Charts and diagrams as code
____________
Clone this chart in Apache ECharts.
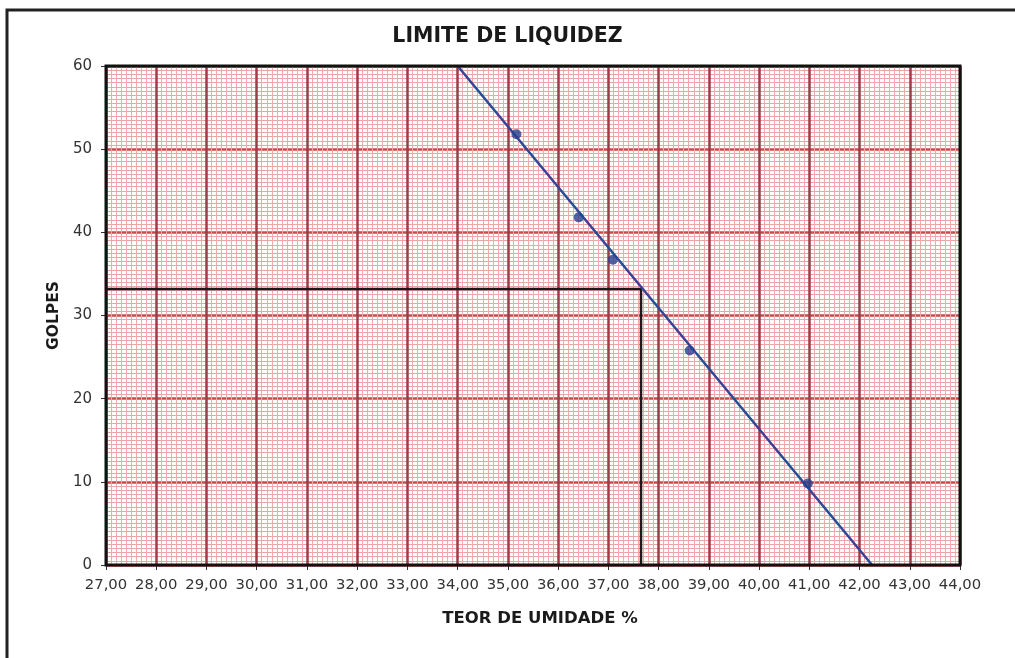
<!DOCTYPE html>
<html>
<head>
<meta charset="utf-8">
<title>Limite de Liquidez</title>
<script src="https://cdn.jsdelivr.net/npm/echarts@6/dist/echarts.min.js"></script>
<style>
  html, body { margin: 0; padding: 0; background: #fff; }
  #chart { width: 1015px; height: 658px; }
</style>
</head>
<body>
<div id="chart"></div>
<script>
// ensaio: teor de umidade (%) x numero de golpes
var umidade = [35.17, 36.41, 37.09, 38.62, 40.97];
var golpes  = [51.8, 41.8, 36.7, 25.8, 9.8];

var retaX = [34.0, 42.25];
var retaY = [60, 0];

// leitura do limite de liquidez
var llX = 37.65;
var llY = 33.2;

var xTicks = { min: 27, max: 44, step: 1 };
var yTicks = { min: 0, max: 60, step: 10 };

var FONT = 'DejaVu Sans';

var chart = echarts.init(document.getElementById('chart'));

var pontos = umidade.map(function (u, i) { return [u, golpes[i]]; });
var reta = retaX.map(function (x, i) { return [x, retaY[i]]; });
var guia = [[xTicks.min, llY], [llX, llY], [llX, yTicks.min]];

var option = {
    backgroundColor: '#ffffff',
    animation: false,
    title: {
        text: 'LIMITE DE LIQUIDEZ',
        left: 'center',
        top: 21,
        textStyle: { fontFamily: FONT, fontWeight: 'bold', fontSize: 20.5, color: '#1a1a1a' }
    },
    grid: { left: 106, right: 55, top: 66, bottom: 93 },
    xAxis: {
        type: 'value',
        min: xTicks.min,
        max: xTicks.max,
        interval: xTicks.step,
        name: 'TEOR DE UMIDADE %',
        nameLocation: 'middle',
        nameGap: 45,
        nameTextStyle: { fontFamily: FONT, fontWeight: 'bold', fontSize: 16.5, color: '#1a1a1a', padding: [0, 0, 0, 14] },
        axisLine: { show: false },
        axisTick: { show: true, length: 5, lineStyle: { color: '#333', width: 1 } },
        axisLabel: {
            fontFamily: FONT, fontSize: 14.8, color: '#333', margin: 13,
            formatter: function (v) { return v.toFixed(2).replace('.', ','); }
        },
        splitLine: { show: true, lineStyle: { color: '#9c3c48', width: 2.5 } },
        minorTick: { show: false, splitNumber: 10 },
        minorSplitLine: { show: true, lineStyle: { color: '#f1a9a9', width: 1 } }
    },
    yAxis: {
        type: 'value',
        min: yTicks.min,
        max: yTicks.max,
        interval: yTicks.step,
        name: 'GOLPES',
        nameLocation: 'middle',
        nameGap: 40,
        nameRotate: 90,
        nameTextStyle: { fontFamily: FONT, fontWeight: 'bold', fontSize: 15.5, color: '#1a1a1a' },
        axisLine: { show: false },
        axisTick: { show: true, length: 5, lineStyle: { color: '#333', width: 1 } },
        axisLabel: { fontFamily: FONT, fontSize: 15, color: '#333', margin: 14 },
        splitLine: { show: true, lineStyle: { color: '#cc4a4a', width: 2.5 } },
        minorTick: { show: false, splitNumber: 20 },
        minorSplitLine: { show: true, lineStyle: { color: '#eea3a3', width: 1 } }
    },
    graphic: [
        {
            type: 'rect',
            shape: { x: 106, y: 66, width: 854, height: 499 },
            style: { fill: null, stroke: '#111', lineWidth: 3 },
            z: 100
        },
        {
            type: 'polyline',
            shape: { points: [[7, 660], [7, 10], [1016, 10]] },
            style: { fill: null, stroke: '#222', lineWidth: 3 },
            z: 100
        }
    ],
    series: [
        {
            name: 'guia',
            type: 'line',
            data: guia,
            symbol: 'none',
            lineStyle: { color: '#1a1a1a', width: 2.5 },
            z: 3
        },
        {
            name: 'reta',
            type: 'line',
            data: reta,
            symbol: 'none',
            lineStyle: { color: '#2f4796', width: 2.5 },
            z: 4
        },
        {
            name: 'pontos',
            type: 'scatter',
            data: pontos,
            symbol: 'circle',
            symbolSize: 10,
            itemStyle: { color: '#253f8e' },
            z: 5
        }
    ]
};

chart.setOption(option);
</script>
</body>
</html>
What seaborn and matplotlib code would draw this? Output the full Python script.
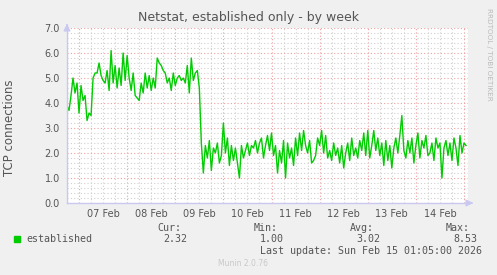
____________
### Exercise brief
Start at the first line of the records and write out everything up to and including the line containing "var guia = [[xTicks.min, llY], [llX, llY], [llX, yTicks.min]];". No pictures.

### Solution to the problem
Clone this chart in Apache ECharts.
<!DOCTYPE html>
<html>
<head>
<meta charset="utf-8">
<title>Limite de Liquidez</title>
<script src="https://cdn.jsdelivr.net/npm/echarts@6/dist/echarts.min.js"></script>
<style>
  html, body { margin: 0; padding: 0; background: #fff; }
  #chart { width: 1015px; height: 658px; }
</style>
</head>
<body>
<div id="chart"></div>
<script>
// ensaio: teor de umidade (%) x numero de golpes
var umidade = [35.17, 36.41, 37.09, 38.62, 40.97];
var golpes  = [51.8, 41.8, 36.7, 25.8, 9.8];

var retaX = [34.0, 42.25];
var retaY = [60, 0];

// leitura do limite de liquidez
var llX = 37.65;
var llY = 33.2;

var xTicks = { min: 27, max: 44, step: 1 };
var yTicks = { min: 0, max: 60, step: 10 };

var FONT = 'DejaVu Sans';

var chart = echarts.init(document.getElementById('chart'));

var pontos = umidade.map(function (u, i) { return [u, golpes[i]]; });
var reta = retaX.map(function (x, i) { return [x, retaY[i]]; });
var guia = [[xTicks.min, llY], [llX, llY], [llX, yTicks.min]];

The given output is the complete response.